A drawing that is to be reproduced by photolithography should be made on pure-white paper in lines, dots, or black masses with black waterproof ink. It should be one and one-half to two or three times the size of the finished print.

Photolithography is particularly adapted to the reproduction of maps, plans, and other large drawings. Within certain limitations, lines may be changed and details may be added after proofs have been submitted. The process is ordinarily used for reproducing illustrations in one color (black), but it is used also for printing in more than one color, generally over a black outline base, each color being printed from a separate stone, as in chromolithography.

OFFSET PRINTING.

In the offset process the design is "offset" from a lithographic plate or stone to a rubber blanket on a cylinder, from which it is printed. By thus obtaining an impression from an elastic surface the finest details can be printed on rough, uncoated paper, which can not be used in other processes, which can be folded without danger of breaking, and which is more durable than coated paper. Plates [II], [III], [IV], [VII], and [VIII] in this pamphlet were printed by this process.

CHROMOLITHOGRAPHY.

The chromolithographic process, by which illustrations are printed in color from stone, is used in Survey publications principally for reproducing geologic maps, but it is sometimes used for reproducing colored drawings of specimens.

There are several kinds of color printing from stones. One produces a picture by superimposing colors that combine and overlap without definite outlines and thus reproduce the softly blended colors of the original. Another reproduces the original by printing colors within definite outlines on a "base" which has been previously printed in black. The first kind is used by the Survey for reproducing colored drawings of specimens. The second is followed in reproducing geologic maps.

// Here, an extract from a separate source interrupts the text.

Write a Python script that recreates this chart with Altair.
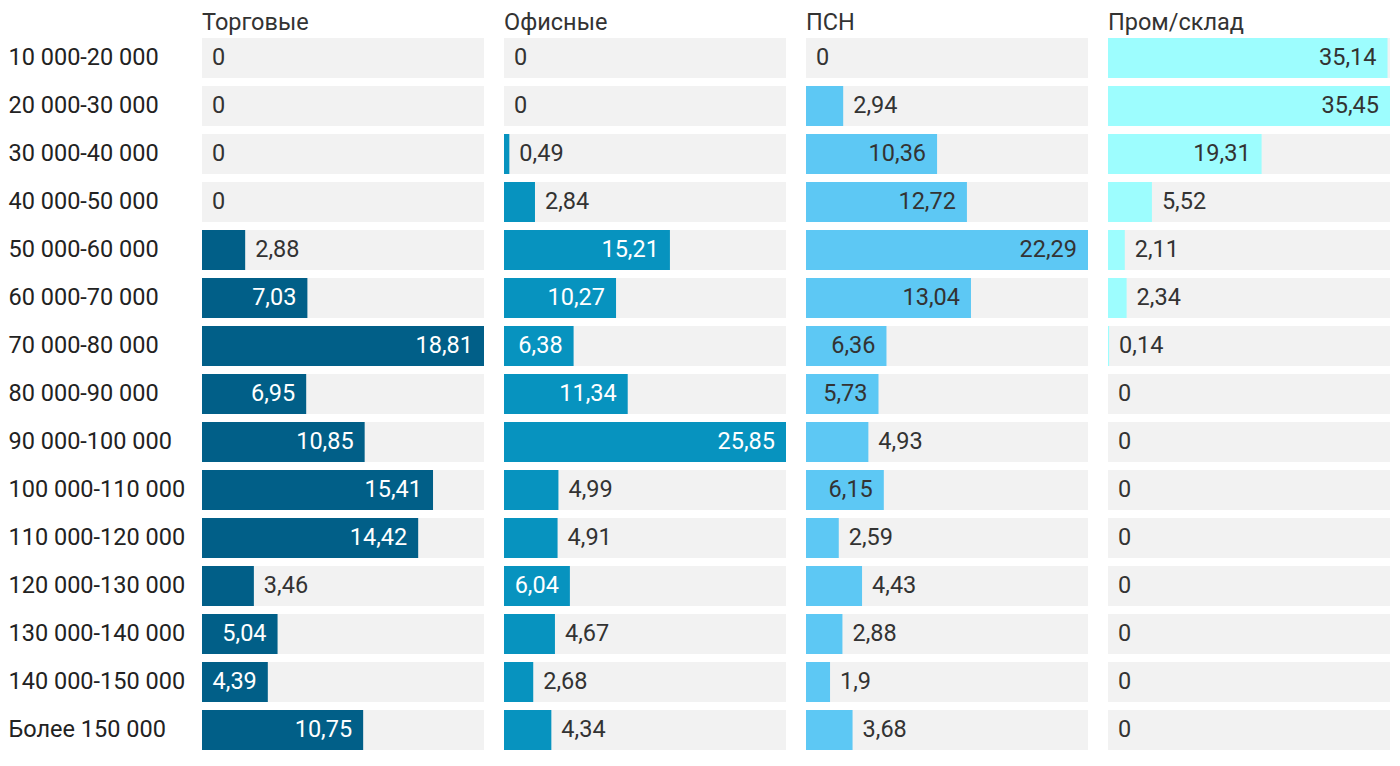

As each color must be printed from a separate stone and properly fitted with respect to the others a tracing from the original is made of the precise outlines of each color; or, if the design is to be reduced, a tracing is made over a properly reduced photographic print. This tracing can be made on specially prepared tracing paper or on a sheet of transparent gelatin or celluloid, which is laid over the copy and on which all the outlines and overlaps of the various colors are scratched with a steel point. The scratches thus made on the celluloid are filled with red chalk or like substance, and rubbed in with cotton, and by reversing the sheet and rubbing it the chalk lines are deposited on as many stones as are needed to produce the colors of the original design, each stone bearing all the outlines of the design. Sometimes all the outlines are engraved on what is called a key stone and an impression from it is laid down on each of the color stones. The parts on each stone that are to have one color are then inked in or engraved, and at the same time guide marks are indicated, so that in the composite print from the stones each color will fit its proper place. This fitting is called "register" and is an important part of printing, for each stone must be adjusted to a nicety while on the press in order to make each impression fit the others exactly. The process was originally manipulated entirely by hand, but photography has now replaced much of the handwork and has given rise to several methods by which the same kinds of subjects are reproduced in radically different ways. Tints are sometimes produced by the half-tone and other screens and by machine ruling, and printer's type is used almost exclusively for titles and other matter that was formerly engraved or drawn on the stone.

In reproducing a geologic map the base may be engraved on stone or on copper or it may be photo-lithographed. By either process the map may be transferred to the printing stone. The color stones for geologic maps are prepared by hand, but the geologic patterns, which are printed in colors, are engraved separately on plates, from which impressions are pulled when needed and transferred to their proper places on the printing stones in the shapes required according to the "key" design. The lighter, more transparent colors are generally printed first, and often twelve or more colors and many distinctive patterns are used to produce a geologic map. When proofs of such a map are pulled each stone must be taken up and carefully adjusted on the press, so that the work of proving maps that are printed from a considerable number of color stones is laborious and expensive. It is therefore customary to approve first combined proofs conditionally—that is, subject to the corrections and changes indicated on the proofs—and to hold the lithographer responsible for any failure to make the corrections.